EXERCISE REQUIREMENTS:
Please print the lines between the one with "Rebuild this chart" and the one with "4127, 4597, 4529, 5858, 7482, 7281]", both ends included, exactly as written, with no pictures.

DATA PROVIDED:
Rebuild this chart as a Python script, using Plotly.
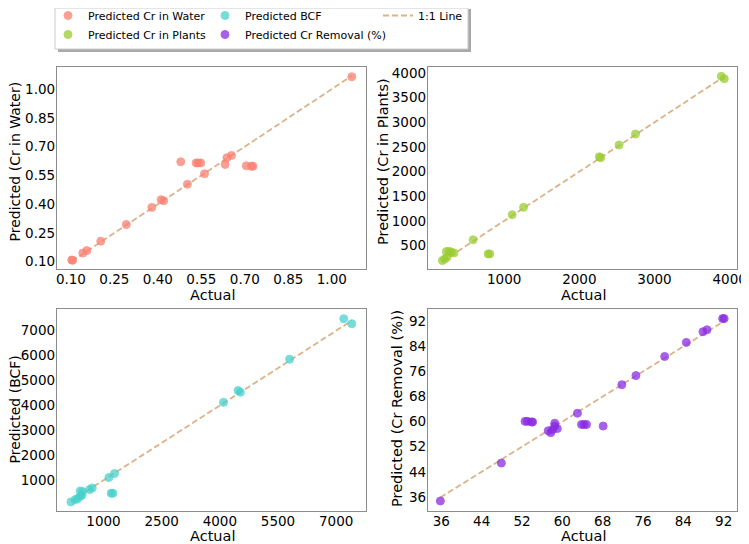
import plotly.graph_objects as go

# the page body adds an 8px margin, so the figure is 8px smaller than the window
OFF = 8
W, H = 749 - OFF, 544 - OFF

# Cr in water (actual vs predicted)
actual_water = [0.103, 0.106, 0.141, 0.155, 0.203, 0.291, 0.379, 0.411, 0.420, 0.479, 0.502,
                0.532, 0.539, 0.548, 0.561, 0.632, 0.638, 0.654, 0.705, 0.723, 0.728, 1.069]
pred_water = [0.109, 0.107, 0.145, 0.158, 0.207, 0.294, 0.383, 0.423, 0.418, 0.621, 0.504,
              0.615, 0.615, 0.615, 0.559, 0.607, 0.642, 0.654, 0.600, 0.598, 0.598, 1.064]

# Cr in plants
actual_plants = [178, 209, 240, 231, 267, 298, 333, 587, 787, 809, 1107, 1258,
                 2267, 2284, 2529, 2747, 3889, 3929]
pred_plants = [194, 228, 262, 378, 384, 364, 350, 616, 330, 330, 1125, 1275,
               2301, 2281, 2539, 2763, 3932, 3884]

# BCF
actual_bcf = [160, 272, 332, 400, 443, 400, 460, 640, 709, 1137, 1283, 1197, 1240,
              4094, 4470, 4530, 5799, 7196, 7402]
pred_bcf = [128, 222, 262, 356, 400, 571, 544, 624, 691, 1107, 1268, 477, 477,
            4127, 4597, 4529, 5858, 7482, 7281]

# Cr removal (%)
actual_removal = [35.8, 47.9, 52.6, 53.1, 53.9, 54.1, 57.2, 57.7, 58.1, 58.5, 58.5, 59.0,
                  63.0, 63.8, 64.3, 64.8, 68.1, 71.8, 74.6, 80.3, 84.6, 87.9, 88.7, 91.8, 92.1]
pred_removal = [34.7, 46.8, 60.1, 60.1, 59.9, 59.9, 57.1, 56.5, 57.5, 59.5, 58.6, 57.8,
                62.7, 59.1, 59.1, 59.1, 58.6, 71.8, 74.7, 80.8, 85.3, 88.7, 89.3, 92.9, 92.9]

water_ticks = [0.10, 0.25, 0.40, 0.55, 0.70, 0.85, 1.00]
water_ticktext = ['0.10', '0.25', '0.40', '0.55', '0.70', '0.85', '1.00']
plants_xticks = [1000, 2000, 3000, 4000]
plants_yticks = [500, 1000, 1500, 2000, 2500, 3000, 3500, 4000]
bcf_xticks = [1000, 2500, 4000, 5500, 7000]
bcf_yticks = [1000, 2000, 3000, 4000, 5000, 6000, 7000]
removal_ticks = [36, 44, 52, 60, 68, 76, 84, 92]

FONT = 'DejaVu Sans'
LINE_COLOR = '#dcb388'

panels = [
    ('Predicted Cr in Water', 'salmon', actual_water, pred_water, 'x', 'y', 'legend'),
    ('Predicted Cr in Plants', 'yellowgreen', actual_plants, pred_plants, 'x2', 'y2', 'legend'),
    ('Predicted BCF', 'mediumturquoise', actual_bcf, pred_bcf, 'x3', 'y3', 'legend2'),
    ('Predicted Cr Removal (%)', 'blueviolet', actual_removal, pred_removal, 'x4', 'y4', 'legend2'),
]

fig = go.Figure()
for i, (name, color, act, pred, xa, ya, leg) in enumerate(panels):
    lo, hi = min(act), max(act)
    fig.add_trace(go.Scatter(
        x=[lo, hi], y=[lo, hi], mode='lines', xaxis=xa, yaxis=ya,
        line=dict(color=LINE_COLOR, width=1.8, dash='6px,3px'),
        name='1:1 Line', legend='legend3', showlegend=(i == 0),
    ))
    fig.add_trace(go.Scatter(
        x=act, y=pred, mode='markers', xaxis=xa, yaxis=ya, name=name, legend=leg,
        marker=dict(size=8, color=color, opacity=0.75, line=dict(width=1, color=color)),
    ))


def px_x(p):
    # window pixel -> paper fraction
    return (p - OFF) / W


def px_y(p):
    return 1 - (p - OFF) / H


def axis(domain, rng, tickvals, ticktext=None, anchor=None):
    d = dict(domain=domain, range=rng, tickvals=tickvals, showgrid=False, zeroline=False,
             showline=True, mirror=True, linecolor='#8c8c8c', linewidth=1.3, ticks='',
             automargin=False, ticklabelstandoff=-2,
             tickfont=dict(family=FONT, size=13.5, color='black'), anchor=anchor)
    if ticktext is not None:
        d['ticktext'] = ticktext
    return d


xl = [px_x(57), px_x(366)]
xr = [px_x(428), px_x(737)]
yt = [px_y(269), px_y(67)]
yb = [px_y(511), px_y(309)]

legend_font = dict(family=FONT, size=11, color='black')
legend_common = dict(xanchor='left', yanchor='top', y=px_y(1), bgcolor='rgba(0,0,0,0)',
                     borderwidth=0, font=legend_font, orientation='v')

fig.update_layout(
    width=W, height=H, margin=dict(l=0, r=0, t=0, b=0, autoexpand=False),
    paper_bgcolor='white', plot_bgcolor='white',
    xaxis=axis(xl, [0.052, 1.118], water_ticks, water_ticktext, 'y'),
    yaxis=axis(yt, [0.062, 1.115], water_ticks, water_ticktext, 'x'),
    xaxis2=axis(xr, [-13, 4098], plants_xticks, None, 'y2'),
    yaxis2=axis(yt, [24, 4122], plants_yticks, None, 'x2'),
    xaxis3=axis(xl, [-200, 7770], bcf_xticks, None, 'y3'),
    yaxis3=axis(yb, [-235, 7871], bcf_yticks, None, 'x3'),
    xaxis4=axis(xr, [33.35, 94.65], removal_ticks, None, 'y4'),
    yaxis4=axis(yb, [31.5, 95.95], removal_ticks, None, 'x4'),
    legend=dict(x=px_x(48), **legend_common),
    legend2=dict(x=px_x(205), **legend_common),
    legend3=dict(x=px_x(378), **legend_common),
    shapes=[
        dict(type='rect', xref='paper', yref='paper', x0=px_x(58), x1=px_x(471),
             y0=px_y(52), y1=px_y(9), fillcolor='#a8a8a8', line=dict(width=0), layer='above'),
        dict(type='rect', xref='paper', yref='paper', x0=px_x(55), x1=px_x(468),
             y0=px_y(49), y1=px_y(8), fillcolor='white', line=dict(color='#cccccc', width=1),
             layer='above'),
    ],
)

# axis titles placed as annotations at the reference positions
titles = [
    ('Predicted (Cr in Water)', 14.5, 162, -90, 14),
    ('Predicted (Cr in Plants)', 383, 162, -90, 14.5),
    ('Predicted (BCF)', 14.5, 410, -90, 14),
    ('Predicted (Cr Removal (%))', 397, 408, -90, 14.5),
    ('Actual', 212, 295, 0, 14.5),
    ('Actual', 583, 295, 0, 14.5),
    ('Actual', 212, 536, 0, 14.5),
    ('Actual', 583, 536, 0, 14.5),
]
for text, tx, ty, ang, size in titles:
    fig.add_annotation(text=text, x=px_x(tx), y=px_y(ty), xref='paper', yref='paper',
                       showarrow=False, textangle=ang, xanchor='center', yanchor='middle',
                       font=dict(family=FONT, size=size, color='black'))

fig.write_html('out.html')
==
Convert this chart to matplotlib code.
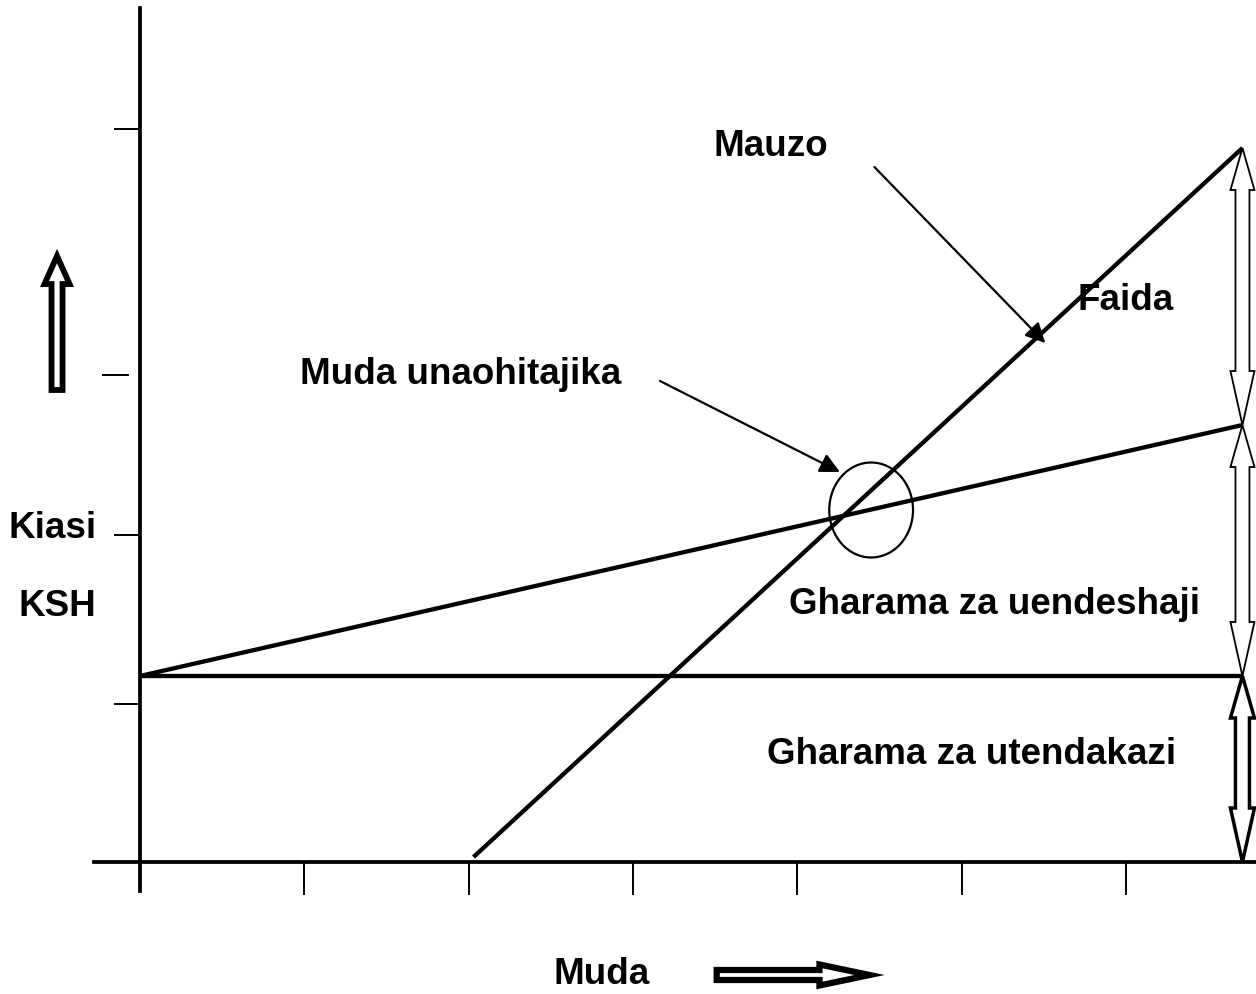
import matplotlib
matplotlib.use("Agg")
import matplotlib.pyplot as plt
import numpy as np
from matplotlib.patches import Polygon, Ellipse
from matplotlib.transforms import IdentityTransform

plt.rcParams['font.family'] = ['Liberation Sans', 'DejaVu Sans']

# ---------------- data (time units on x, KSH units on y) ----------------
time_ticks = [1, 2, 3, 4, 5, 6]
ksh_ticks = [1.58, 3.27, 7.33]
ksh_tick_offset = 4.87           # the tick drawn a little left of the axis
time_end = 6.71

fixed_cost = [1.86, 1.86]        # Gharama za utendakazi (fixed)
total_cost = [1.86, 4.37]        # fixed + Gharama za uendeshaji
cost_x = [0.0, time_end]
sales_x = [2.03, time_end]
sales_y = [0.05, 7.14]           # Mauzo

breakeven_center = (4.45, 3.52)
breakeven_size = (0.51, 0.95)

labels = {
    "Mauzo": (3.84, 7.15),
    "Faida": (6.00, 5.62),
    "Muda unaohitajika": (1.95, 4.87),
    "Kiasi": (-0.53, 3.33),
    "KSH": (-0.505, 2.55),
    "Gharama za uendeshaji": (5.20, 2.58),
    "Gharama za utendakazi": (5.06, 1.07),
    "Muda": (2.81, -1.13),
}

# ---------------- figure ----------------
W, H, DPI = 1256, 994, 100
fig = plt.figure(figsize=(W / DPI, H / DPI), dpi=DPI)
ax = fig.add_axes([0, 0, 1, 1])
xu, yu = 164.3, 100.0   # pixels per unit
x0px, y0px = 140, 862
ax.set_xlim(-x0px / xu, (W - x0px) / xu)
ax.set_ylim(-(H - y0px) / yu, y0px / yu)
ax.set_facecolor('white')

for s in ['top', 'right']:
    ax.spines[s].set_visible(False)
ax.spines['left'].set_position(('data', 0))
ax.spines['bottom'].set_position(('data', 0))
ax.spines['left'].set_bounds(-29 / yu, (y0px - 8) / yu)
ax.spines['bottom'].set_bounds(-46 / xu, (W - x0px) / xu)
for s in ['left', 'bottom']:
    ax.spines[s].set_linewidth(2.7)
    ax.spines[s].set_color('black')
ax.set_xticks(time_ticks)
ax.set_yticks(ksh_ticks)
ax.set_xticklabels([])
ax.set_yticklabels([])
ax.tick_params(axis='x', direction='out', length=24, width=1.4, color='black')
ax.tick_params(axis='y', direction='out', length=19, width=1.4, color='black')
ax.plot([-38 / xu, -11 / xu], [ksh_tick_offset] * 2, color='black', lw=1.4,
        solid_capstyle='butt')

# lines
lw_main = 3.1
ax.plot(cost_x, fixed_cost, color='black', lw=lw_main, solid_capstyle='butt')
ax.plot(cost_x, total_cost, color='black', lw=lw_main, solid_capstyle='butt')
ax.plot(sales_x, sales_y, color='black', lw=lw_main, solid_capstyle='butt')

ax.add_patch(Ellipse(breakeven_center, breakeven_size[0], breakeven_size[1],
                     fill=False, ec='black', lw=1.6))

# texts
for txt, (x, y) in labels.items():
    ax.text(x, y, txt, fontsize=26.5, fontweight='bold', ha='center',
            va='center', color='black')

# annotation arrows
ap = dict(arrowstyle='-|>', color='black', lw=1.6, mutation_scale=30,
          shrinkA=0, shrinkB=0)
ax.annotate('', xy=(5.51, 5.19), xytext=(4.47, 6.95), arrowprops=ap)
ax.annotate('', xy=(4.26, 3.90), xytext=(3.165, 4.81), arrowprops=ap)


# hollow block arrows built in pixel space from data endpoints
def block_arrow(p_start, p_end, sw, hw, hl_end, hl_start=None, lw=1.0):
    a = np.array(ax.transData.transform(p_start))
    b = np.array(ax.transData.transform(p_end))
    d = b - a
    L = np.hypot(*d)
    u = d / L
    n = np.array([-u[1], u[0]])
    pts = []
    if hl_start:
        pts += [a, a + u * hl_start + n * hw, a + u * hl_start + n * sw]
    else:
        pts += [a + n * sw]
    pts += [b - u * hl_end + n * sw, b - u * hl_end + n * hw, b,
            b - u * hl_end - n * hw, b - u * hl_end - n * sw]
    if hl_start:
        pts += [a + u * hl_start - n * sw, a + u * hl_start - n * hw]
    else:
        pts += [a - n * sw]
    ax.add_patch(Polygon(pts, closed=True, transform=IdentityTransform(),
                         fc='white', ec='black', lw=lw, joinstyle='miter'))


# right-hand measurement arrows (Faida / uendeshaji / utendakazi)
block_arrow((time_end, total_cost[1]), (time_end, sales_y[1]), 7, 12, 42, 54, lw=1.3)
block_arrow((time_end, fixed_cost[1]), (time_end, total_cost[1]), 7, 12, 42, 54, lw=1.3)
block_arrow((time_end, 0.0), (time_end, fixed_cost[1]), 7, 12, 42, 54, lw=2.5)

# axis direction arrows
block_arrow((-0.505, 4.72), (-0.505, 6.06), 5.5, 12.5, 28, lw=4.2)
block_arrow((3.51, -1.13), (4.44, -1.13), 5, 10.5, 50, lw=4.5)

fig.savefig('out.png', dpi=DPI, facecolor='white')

RESULT OF THIS TASK:
Rebuild this chart as a Python script, using Plotly.
import plotly.graph_objects as go

# the page body adds an 8px margin, so the figure is 8px smaller than the window
OFF = 8
W, H = 749 - OFF, 544 - OFF

# Cr in water (actual vs predicted)
actual_water = [0.103, 0.106, 0.141, 0.155, 0.203, 0.291, 0.379, 0.411, 0.420, 0.479, 0.502,
                0.532, 0.539, 0.548, 0.561, 0.632, 0.638, 0.654, 0.705, 0.723, 0.728, 1.069]
pred_water = [0.109, 0.107, 0.145, 0.158, 0.207, 0.294, 0.383, 0.423, 0.418, 0.621, 0.504,
              0.615, 0.615, 0.615, 0.559, 0.607, 0.642, 0.654, 0.600, 0.598, 0.598, 1.064]

# Cr in plants
actual_plants = [178, 209, 240, 231, 267, 298, 333, 587, 787, 809, 1107, 1258,
                 2267, 2284, 2529, 2747, 3889, 3929]
pred_plants = [194, 228, 262, 378, 384, 364, 350, 616, 330, 330, 1125, 1275,
               2301, 2281, 2539, 2763, 3932, 3884]

# BCF
actual_bcf = [160, 272, 332, 400, 443, 400, 460, 640, 709, 1137, 1283, 1197, 1240,
              4094, 4470, 4530, 5799, 7196, 7402]
pred_bcf = [128, 222, 262, 356, 400, 571, 544, 624, 691, 1107, 1268, 477, 477,
            4127, 4597, 4529, 5858, 7482, 7281]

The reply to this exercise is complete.